ArangoDB vs. CouchDB Benchmarking | ArangoDB 2012
A side-effect of measuring the impact of different journal sizes was that we generated some performance test results for CouchDB, too. They weren’t included in the previous post because it was about journal sizes in ArangoDB, but now we think it’s time to share them.
Test setup
The test setup and server specification is the one described in the previous post. In fact, this is the same test but now also including data for CouchDB.
Here’s a recap of what the test does: the test measures the total time to insert, delete, update, and get individual documents via the databases’ HTTP document APIs, with varying concurrency levels. Time was measured from the client perspective. We used a modified version of httpress as the client. The client and the databases were running on the same physical machine. CouchDB was shut down while ArangoDB was running, and vice-versa.
waitForSync was turned off in ArangoDB, and delayed_commits was turned on in CouchDB, so both databases did not sync data to disk after each operation. Compression was not used in CouchDB, neither was compaction.
The documents used for the two databases were almost but not fully identical due to the restrictions the databases imposed. Here are the differences:
- document ids (“_id”): ArangoDB uses numerical ids and CouchDB uses string ids. Still, these same id literal values were used.
- revision ids (“_rev”): CouchDB generates _rev values itself with unique string values whereas ArangoDB either auto-generates them with a unique integer value or allows the client to supply an own integer value
As mentioned before, the tests were originally run to show the impact of varying journal sizes in ArangoDB, and how this would compare to CouchDB. For this reason, the results contain the following series for each sub-operation:
- arangod32: ArangoDB 1.1-alpha with 32 MB journal size
- arangod16: ArangoDB 1.1-alpha with 16 MB journal size
- arangod8: ArangoDB 1.1-alpha with 8 MB journal size
- arangod4: ArangoDB 1.1-alpha with 4 MB journal size
- couchdb: CouchDB 1.2
Performance, 10,000 operations
Following are the results that show the total time it took to execute 10,000 individual HTTP document insert operations via 10,000 individual HTTP API calls, with varying concurrency levels.
Insert performance
Delete performance
The results for 10,000 individual delete operations were (results only containing delete time, not insert time):
Update performance
The results of updating 10,000 previously inserted documents were (results only containing update time, not insert time):
Get performance
To retrieve 10,000 documents individually, the following times were measured (results only containing total time of get operations, not insert time):
Performance, 100,000 operations
Following are the results for the same test cases as before (insert, delete, update, get operations) but now with 100,000 instead of 10,000 documents.
Insert performance
Delete performance
Update performance
Get performance
Conclusion
ArangoDB performs quite well in this benchmark when compared to CouchDB. Total times needed to insert, delete, update, and get documents were all much lower for ArangoDB than they were for CouchDB. It was surprising to see that this was the case for both with and without concurrency.
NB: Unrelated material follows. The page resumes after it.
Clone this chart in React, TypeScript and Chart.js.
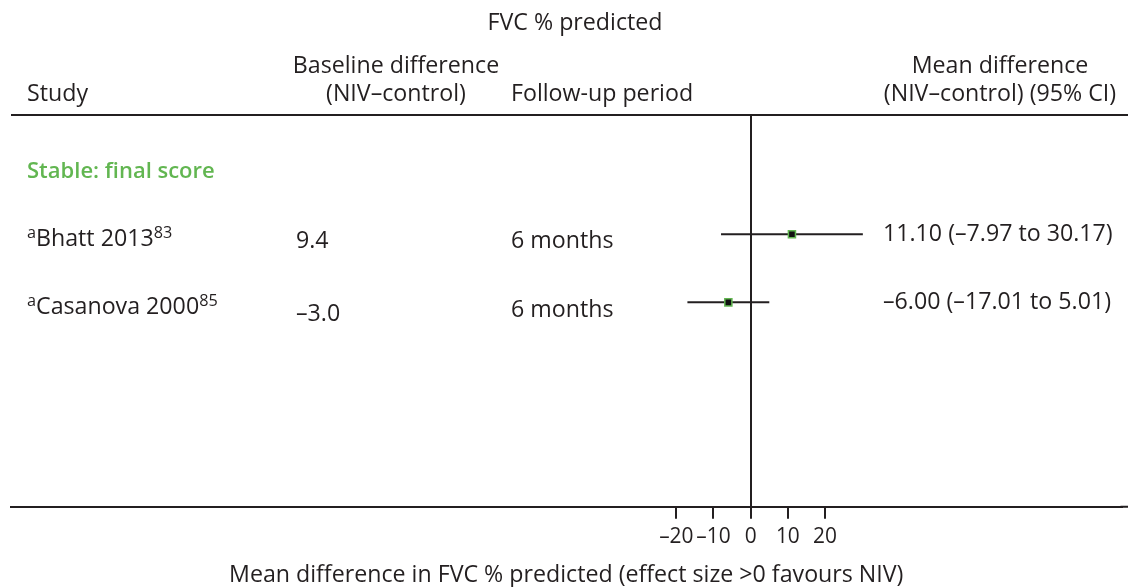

Caveats (a.k.a. “LOL benchmarks”)
Though the results shown above all point into one direction, keep in mind that this is just a benchmark and that you should never trust any benchmark without questioning.
First, you should be aware that this is a benchmark for a very specific workload. That workload might or might not be realistic for you. For example, not many (though I’ve seen this) would insert 100,000 documents with 100,000 individual HTTP API calls if the application allows the documents to be inserted in batches. Both ArangoDB and CouchDB offer a bulk import API for exactly this purpose. However, in case many different clients are connected and each client does a few document operations, then the tested workload scenario might be well realistic.
Second, the type of documents used in these tests might have favored ArangoDB, because all documents had identical attribute names and types (but not ids and values). ArangoDB can re-use an identical document structure (these are called “shapes” in ArangoDB lingo) for multiple documents and does not need to save structures redundantly. CouchDB doesn’t reuse document structures.
Third, CouchDB also offers a lot of features that ArangoDB doesn’t have (or not yet have) and that might potentially lead to some performance penalty that favored ArangoDB unfairly.
Fourth, there might also be some magic settings for CouchDB that substantially affect the read and write performance that we simply haven’t found yet. If someone could suggest any apart from delayed_commits and disabling compaction, we’d be happy to try again with modified settings.
As always, please conduct your own tests with your specific data and workload to see what results you will get.
3 Comments
Leave a Comment
Get the latest tutorials, blog posts and news:
I miss a cross action Benchmark, get, insert, update and delete at the same time.
Just one action at a moment is not a good test case, it should something like: I G I U G I D in a 100.000 loop. The Update and delete should target different random entries and not the last inserted.
There’s so many things that could be tested, but unfortunately not so much time to do it.
But yes, doing a cross-action benchmark would be nice and hopefully we’ll find the time to do it at some later point. If so, I’d suggest not using random entries because it would introduce some non-deterministic behavior (which might or might not matter for the results).
Maybe one could use a simple pseudo-random number generator like “x * 13 + 5”?